Most people know they should eat vegetables to stay healthy, but many fail to do so. A new report suggests people might be enticed into eating more veggies if there is a little zest — in the name, not the dish.
Previous studies suggest people think food labeled as “healthy” doesn’t taste as good as “regular” food. Researchers at Stanford University wondered if that was because of the food or because of the label.
To find out, they set up an experiment in a college cafeteria. Over 46 days, they offered eight different types of vegetables — beets, corn, green beans, sweet potatoes, butternut squash, zucchini, bok choy and mushrooms, and carrots. Each type of vegetable was prepared the same way every time, but each day the researchers labeled them using four different types of names. One day, diners could eat “corn,” and the next, “rich buttery roasted sweet corn.” On the third day they ate “reduced-sodium corn,” and on the fourth, “vitamin-rich corn.”

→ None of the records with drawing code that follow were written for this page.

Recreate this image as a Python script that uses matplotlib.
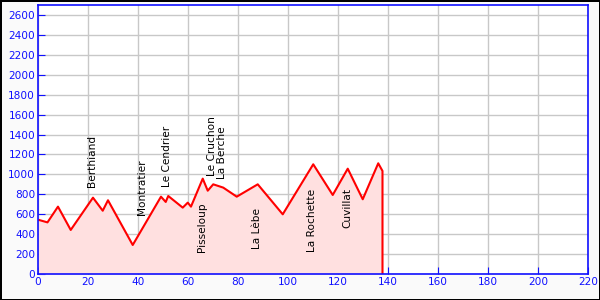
import matplotlib
matplotlib.use("Agg")
import matplotlib.pyplot as plt

# profilo altimetrico: km e quota
km = [0, 3.8, 8.0, 13.1, 22.0, 25.9, 28.0, 37.9, 49.2, 51.1, 52.1, 57.9, 59.9, 61.2,
      65.9, 67.9, 70.1, 74.1, 79.5, 87.9, 97.9, 110.1, 117.9, 123.9, 129.9, 136.1, 137.8, 137.8]
quota = [545, 518, 676, 442, 766, 635, 740, 291, 776, 723, 783, 666, 716, 676,
         957, 836, 900, 867, 776, 900, 599, 1101, 793, 1057, 750, 1111, 1034, 0]

# località: nome, km, quota della base del testo
nomi = ["Berthiand", "Montratier", "Le Cendrier", "Pisseloup", "Le Cruchon",
        "La Berche", "La Lèbe", "La Rochette", "Cuvillat"]
km_nomi = [21.6, 41.5, 51.6, 65.5, 69.8, 73.6, 87.5, 109.6, 123.6]
quota_nomi = [873, 592, 873, 221, 984, 954, 251, 221, 462]

blu = "#1010ff"

fig = plt.figure(figsize=(6, 3), dpi=100, facecolor="#fafafa", edgecolor="black", linewidth=2)
ax = fig.add_axes([0.0633, 0.0867, 0.9167, 0.8967])

ax.fill_between(km, quota, 0, color="#ffe0e0", linewidth=0)
ax.plot(km, quota, color="red", linewidth=1.5)

for n, x, y in zip(nomi, km_nomi, quota_nomi):
    ax.text(x, y, n, rotation=90, ha="center", va="bottom", fontsize=7.6, color="black")

ax.set_xlim(0, 220)
ax.set_ylim(0, 2700)
ax.set_xticks(range(0, 221, 20))
ax.set_yticks(range(0, 2601, 200))
ax.grid(True, color="#c8c8c8", linewidth=1)
ax.set_axisbelow(True)
ax.tick_params(direction="in", length=5, color=blu, labelcolor=blu, labelsize=7.6, pad=2)
for s in ax.spines.values():
    s.set_color(blu)
    s.set_linewidth(1.2)

fig.savefig("out.png", dpi=100)
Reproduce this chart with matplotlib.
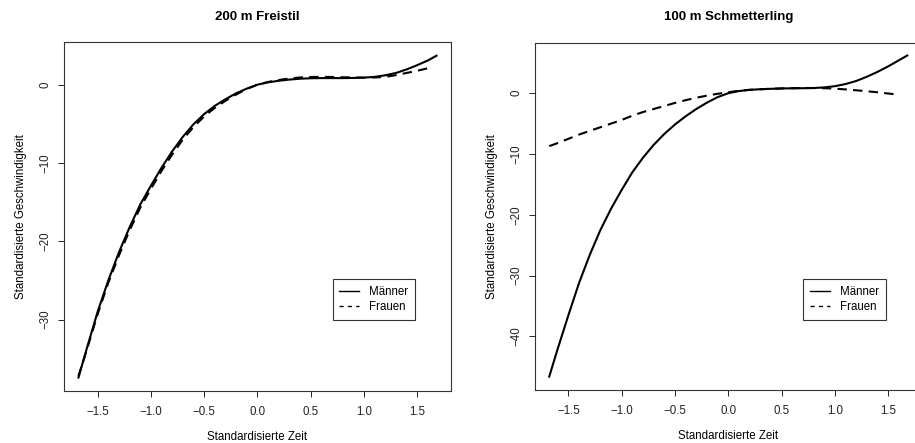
import matplotlib
matplotlib.use("Agg")
import matplotlib.pyplot as plt
from matplotlib.lines import Line2D

plt.rcParams['font.family'] = ['Liberation Sans', 'DejaVu Sans']

# standardisierte Zeit (x) fuer beide Geschlechter
x_m = [-1.68, -1.6, -1.5, -1.4, -1.3, -1.2, -1.1, -1.0, -0.9, -0.8, -0.7, -0.6,
       -0.5, -0.4, -0.3, -0.2, -0.1, 0.0, 0.1, 0.2, 0.3, 0.4, 0.5, 0.6, 0.7,
       0.8, 0.9, 1.0, 1.1, 1.2, 1.3, 1.4, 1.5, 1.6, 1.68]
x_f = x_m[:-1]

# 200 m Freistil
freistil_m = [-37.4, -33.6, -29.0, -25.0, -21.4, -18.2, -15.3, -12.9, -10.6, -8.5,
              -6.65, -5.05, -3.75, -2.7, -1.85, -1.1, -0.5, 0.0, 0.3, 0.5, 0.65,
              0.76, 0.82, 0.84, 0.84, 0.84, 0.86, 0.9, 1.0, 1.2, 1.5, 1.95, 2.5,
              3.1, 3.7]
freistil_f = [-37.2, -33.8, -29.3, -25.3, -21.8, -18.6, -15.7, -13.3, -11.0, -8.9,
              -7.0, -5.4, -4.05, -2.95, -2.05, -1.25, -0.55, 0.0, 0.35, 0.6, 0.8,
              0.92, 0.98, 1.0, 0.98, 0.95, 0.92, 0.9, 0.92, 1.0, 1.22, 1.5, 1.78,
              2.1]

# 100 m Schmetterling
schm_m = [-46.6, -42.0, -36.5, -31.2, -26.6, -22.5, -19.0, -15.9, -13.0, -10.6,
          -8.5, -6.7, -5.15, -3.8, -2.6, -1.55, -0.65, 0.0, 0.35, 0.55, 0.65,
          0.72, 0.78, 0.8, 0.82, 0.85, 0.95, 1.15, 1.5, 2.0, 2.7, 3.5, 4.4, 5.4,
          6.2]
schm_f = [-8.7, -8.2, -7.5, -6.8, -6.2, -5.6, -5.0, -4.4, -3.7, -3.1, -2.6, -2.1,
          -1.6, -1.15, -0.75, -0.4, -0.1, 0.15, 0.4, 0.55, 0.65, 0.72, 0.78,
          0.82, 0.85, 0.85, 0.82, 0.75, 0.62, 0.48, 0.32, 0.15, -0.05, -0.25]

xticks = [-1.5, -1.0, -0.5, 0.0, 0.5, 1.0, 1.5]
titles = ["200 m Freistil", "100 m Schmetterling"]
labels = ["Männer", "Frauen"]

fig = plt.figure(figsize=(9.15, 4.43), dpi=100)
ax1 = fig.add_axes([0.0699, 0.1185, 0.4230, 0.7867])
ax2 = fig.add_axes([0.5844, 0.1196, 0.4230, 0.7840])

panels = [
    (ax1, freistil_m, freistil_f, (-39.05, 5.45), [0, -10, -20, -30]),
    (ax2, schm_m, schm_f, (-48.8, 8.3), [0, -10, -20, -30, -40]),
]

for i, (ax, ym, yf, ylim, yticks) in enumerate(panels):
    ax.plot(x_m, ym, color='black', lw=1.5, ls='-')
    ax.plot(x_f, yf, color='black', lw=1.5, ls=(0, (4.5, 3)))
    ax.set_xlim(-1.816, 1.816)
    ax.set_ylim(*ylim)
    ax.set_xticks(xticks)
    ax.set_xticklabels(["%.1f" % t if t >= 0 else "\u2212%.1f" % -t for t in xticks])
    ax.set_yticks(yticks)
    ax.set_yticklabels([str(t) if t >= 0 else "\u2212%d" % -t for t in yticks],
                       rotation=90, va='center')
    ax.tick_params(direction='out', length=4.3, width=0.7, labelsize=8.3,
                   colors='#222222')
    ax.tick_params(axis='x', pad=6.5)
    ax.tick_params(axis='y', pad=4.5)
    for sp in ax.spines.values():
        sp.set_linewidth(0.8)
        sp.set_color('#333333')
    ax.set_title(titles[i], fontsize=9.5, fontweight='bold', pad=16)
    ax.set_xlabel("Standardisierte Zeit", fontsize=8.3, labelpad=9.5)
    ax.set_ylabel("Standardisierte Geschwindigkeit", fontsize=8.3, labelpad=9)

    handles = [Line2D([], [], color='black', lw=1.0, ls='-'),
               Line2D([], [], color='black', lw=1.0, ls=(0, (3, 3)))]
    leg = ax.legend(handles, labels, loc='upper left', bbox_to_anchor=(0.694, 0.32),
                    fontsize=8.3, frameon=True, fancybox=False, framealpha=1,
                    edgecolor='#333333', handlelength=1.7, handletextpad=0.9,
                    borderpad=0.6, labelspacing=0.25, borderaxespad=0)
    leg.get_frame().set_linewidth(0.8)

fig.savefig("out.png", dpi=100)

They found people were 25 percent more likely to eat vegetables with snazzy names than those just called, say, carrots. And they were 35 to 40 percent more likely to choose vegetables with an indulgent label than when the veggies were labeled with a healthy positive label, such as “wholesome,” or a healthy restrictive label such as “lighter choice.” Also, people consumed more vegetables on days when the vegetables had cool names than they did on days when the same vegetables had ordinary or healthy labels.